Je vous remercie de tout mon cœur de la bonne volonté que vous me témoignez au sujet du prix des comètes, mais je doute fort que je sois dans le cas de pouvoir en profiter ; je ne me suis pas assez bien porté cet hiver (qui est le temps où je travaille le plus volontiers) pour que j’aie pu m’appliquer à cette matière avec. toute l’attention qu’elle demande à présent je n’en ai plus le loisir, et le terme est trop court. D’ailleurs, il me semble que vous avez actuellement en France des jeunes gens qui promettent beaucoup et qui pourraient courir cette carrière mieux que moi. Adieu, mon cher et illustre ami ; je vous parlerai une autre fois de votre nouvelle méthode pour le mouvement des fluides, que j’ai trouvée très ingénieuse et qui mérite bien d’être poussée plus loin, comme vous le promettez. Il ne me reste de papier que pour vous embrasser et vous demander la continuation de votre précieuse amitié.

P.-S. — J’attends une occasion pour vous faire parvenir le Volume de nos Mémoires qui vient de paraître ; il y en a quatre de moi, pour lesquels je vous demande d’avance votre indulgence.
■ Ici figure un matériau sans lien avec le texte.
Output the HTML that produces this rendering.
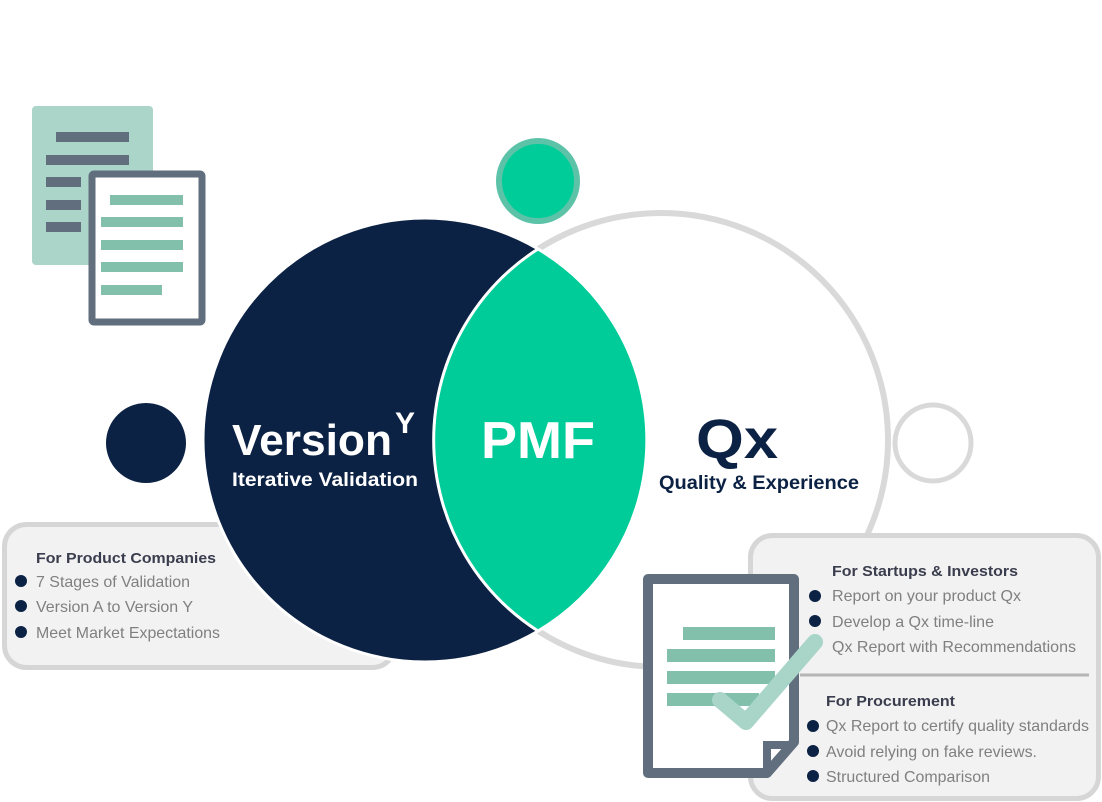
<!DOCTYPE html>
<html><head><meta charset="utf-8"><style>
html,body{margin:0;padding:0;background:#fff;}
svg{display:block;font-family:"Liberation Sans",Arial,sans-serif;}
</style></head><body>
<svg width="1102" height="802" viewBox="0 0 1102 802" xmlns="http://www.w3.org/2000/svg">
<rect x="32" y="106" width="121" height="159" rx="4" fill="#abd5c9"/>
<g fill="#616e7e">
<rect x="56" y="132" width="73" height="10"/>
<rect x="46" y="155" width="83" height="10"/>
<rect x="46" y="177" width="35" height="10"/>
<rect x="46" y="200" width="35" height="10"/>
<rect x="46" y="222" width="35" height="10"/>
</g>
<rect x="92" y="174" width="110" height="148" rx="2" fill="#fff" stroke="#616e7e" stroke-width="7"/>
<g fill="#82c0ab">
<rect x="110" y="195" width="73" height="10"/>
<rect x="101" y="217" width="82" height="10"/>
<rect x="101" y="240" width="82" height="10"/>
<rect x="101" y="262" width="82" height="10"/>
<rect x="101" y="285" width="61" height="10"/>
</g>
<ellipse cx="538" cy="181" rx="39" ry="40" fill="#00cc99" stroke="#5cc2a8" stroke-width="6"/>
<rect x="4.5" y="524.5" width="390" height="143" rx="22" fill="#f2f2f2" stroke="#d6d6d6" stroke-width="5"/>
<circle cx="661" cy="440" r="227" fill="#fff" stroke="#d9d9d9" stroke-width="6"/>
<circle cx="425" cy="440" r="222" fill="#0c2244" stroke="#fff" stroke-width="3"/>
<path d="M538,249 A222,222 0 0 1 538,631 A227,227 0 0 1 538,249 Z" fill="#00cc99" stroke="#fff" stroke-width="3"/>
<circle cx="146" cy="443" r="40" fill="#0c2244"/>
<circle cx="933" cy="443" r="38" fill="#fff" stroke="#d9d9d9" stroke-width="5"/>
<text x="232" y="455" font-size="44" font-weight="bold" fill="#fff" textLength="160" lengthAdjust="spacingAndGlyphs">Version</text>
<text x="395" y="433" font-size="30" font-weight="bold" fill="#fff">Y</text>
<text x="232" y="486" font-size="19" font-weight="bold" fill="#fff" textLength="186" lengthAdjust="spacingAndGlyphs">Iterative Validation</text>
<text x="481" y="458" font-size="52" font-weight="bold" fill="#fff" textLength="114" lengthAdjust="spacingAndGlyphs">PMF</text>
<text x="696" y="458" font-size="56" font-weight="bold" fill="#0c2244" textLength="82" lengthAdjust="spacingAndGlyphs">Qx</text>
<text x="659" y="489" font-size="19" font-weight="bold" fill="#0c2244" textLength="200" lengthAdjust="spacingAndGlyphs">Quality &amp; Experience</text>
<text x="36" y="563" font-size="15" font-weight="bold" fill="#3a3d4d" textLength="180" lengthAdjust="spacingAndGlyphs">For Product Companies</text>
<g fill="#0c2244"><circle cx="21" cy="581" r="6"/><circle cx="21" cy="606" r="6"/><circle cx="21" cy="632" r="6"/></g>
<g font-size="15.8" fill="#808080">
<text x="36" y="587" textLength="154" lengthAdjust="spacingAndGlyphs">7 Stages of Validation</text>
<text x="36" y="612" textLength="157" lengthAdjust="spacingAndGlyphs">Version A to Version Y</text>
<text x="36" y="638" textLength="184" lengthAdjust="spacingAndGlyphs">Meet Market Expectations</text>
</g>
<rect x="750.5" y="535.5" width="348" height="263" rx="22" fill="#f2f2f2" stroke="#d6d6d6" stroke-width="5"/>
<line x1="800" y1="675" x2="1089" y2="675" stroke="#b5b5b5" stroke-width="3"/>
<text x="832" y="576" font-size="15" font-weight="bold" fill="#3a3d4d" textLength="186" lengthAdjust="spacingAndGlyphs">For Startups &amp; Investors</text>
<text x="826" y="706" font-size="15" font-weight="bold" fill="#3a3d4d" textLength="129" lengthAdjust="spacingAndGlyphs">For Procurement</text>
<g fill="#0c2244">
<circle cx="815" cy="596" r="6"/><circle cx="815" cy="621" r="6"/>
<circle cx="813" cy="726" r="6"/><circle cx="813" cy="751" r="6"/><circle cx="813" cy="776" r="6"/>
</g>
<g font-size="15.8" fill="#808080">
<text x="832" y="601" textLength="189" lengthAdjust="spacingAndGlyphs">Report on your product Qx</text>
<text x="832" y="627" textLength="162" lengthAdjust="spacingAndGlyphs">Develop a Qx time-line</text>
<text x="832" y="652" textLength="244" lengthAdjust="spacingAndGlyphs">Qx Report with Recommendations</text>
<text x="826" y="731" textLength="263" lengthAdjust="spacingAndGlyphs">Qx Report to certify quality standards</text>
<text x="826" y="757" textLength="211" lengthAdjust="spacingAndGlyphs">Avoid relying on fake reviews.</text>
<text x="826" y="782" textLength="164" lengthAdjust="spacingAndGlyphs">Structured Comparison</text>
</g>
<path d="M648,579 H794 V742 L767,773 H648 Z" fill="#fff" stroke="#616e7e" stroke-width="10" stroke-linejoin="round"/>
<path d="M767,773 V745 H794" fill="none" stroke="#616e7e" stroke-width="8"/>
<g fill="#82c0ab">
<rect x="683" y="627" width="92" height="13"/>
<rect x="667" y="649" width="108" height="13"/>
<rect x="667" y="671" width="108" height="13"/>
<rect x="667" y="693" width="92" height="13"/>
</g>
<path d="M720,700 L746,722 L815,642" fill="none" stroke="#a8d5c8" stroke-width="16" stroke-linecap="round" stroke-linejoin="round"/>
</svg>
</body></html>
À Monsieur d’Alembert, secrétaire de l’Académie française,
membre des Académies des Sciences de France et de Prusse, etc., etc.,
rue Dominique, vis-à-vis Belle-Chasse, à Paris
.

  1. Lagrange veut probablement parler de deux Mémoires insérés dans le Recueil de l’année 1772 (p. 343 et 651) et ayant pour sujet Les solutions particulières des équations différentielles et les inégalités séculaires des planètes.
  2. La Description des arts et métiers, faite ou approuvée par MM. de l’Académie des Sciences, publiée de 1761 à 1789, en 113 cahiers in-folio.